The concept of perpetual uniformity means that to the human eye, the colours will appear rise in one component linearly, whereas the digital value of one attribute may rise exponentially (or logarithmically). This concept is employed by gamma, which allows the RGB luminance to be stretched nonlinearly for perceptual uniformity. Other formats which make use of a larger or different colorspace for holding useful informations are HDRI or other variants which make use of 32-bit or 64-bit colorspace. RGB traditionally has a 24-bit colorspace divided equally into red, green, and blue components of 8-bits each. This allows for a total of 16777216 colours, which is slightly more than the human eye can distinguish. 32-bit or 48-bit HDRI images make use of the extra colorspace for holding contrast and lighting information, based on the principle that whitepoint is a variable with any conceivable value. Where RGB will cut off incredibly bright sources at the peak brightness of (255,255,255), HDRI can hold any value for whitepoint, blackpoint and exposure, allowing for a more dynamic range of colours in an image. An example of where this is useful is for radiance maps, used to light up scenes in computer animation: in a scene with the sun and a candle, both light sources may appear to be clipped off at white, but they each emit varying amounts of light, depending on the dynamic luminance value assigned to each pixel. Radiosity and other image based lighting solutions take advantage of this to get higher realism.

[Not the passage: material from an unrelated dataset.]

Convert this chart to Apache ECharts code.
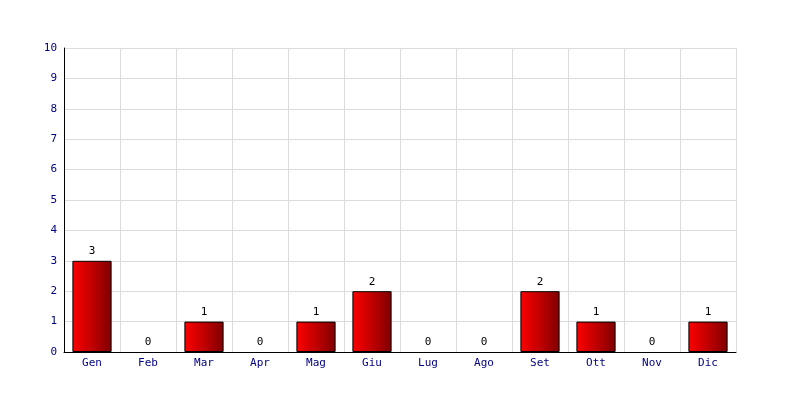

It should be noted that the concept of colour is isolated to only humans and animals with the ocular and mental capacity for it. The cones in your eye detect different wavelengths of light and assign a colour to them neurologically. In that way, the perceptual colorspace of a human being is an "imagined" value, and is only a way to visualize and distuingish varying wavelengths of light. Because we can only detect or distuingish a limited spectrum of light, the chief advantage of a digital colorspace larger than the human perceptual colorspace is for holding additional attributes of the light, apart from the wavelength, such as the luminous flux. Although 24-bit is more than enough colours for displaying an image, there are many benefits of a large colorspace or differently modelled colorspace. Non-linear CYMK colour is useful for printing because it is subtractive: the greater the value of a component, the closer to black the image becomes. It is not perfect however, because printed ink cannot represent the full spectrum of visual colours. L*u*v* is very useful, although uncommon, because it allows for incredibly high precision images in a very conveniant format which allows luminance to be seperated from saturation and hue. One of the highest precision and most accurate colorspaces is the one used by CIE XYZ, which is another node all on it's own.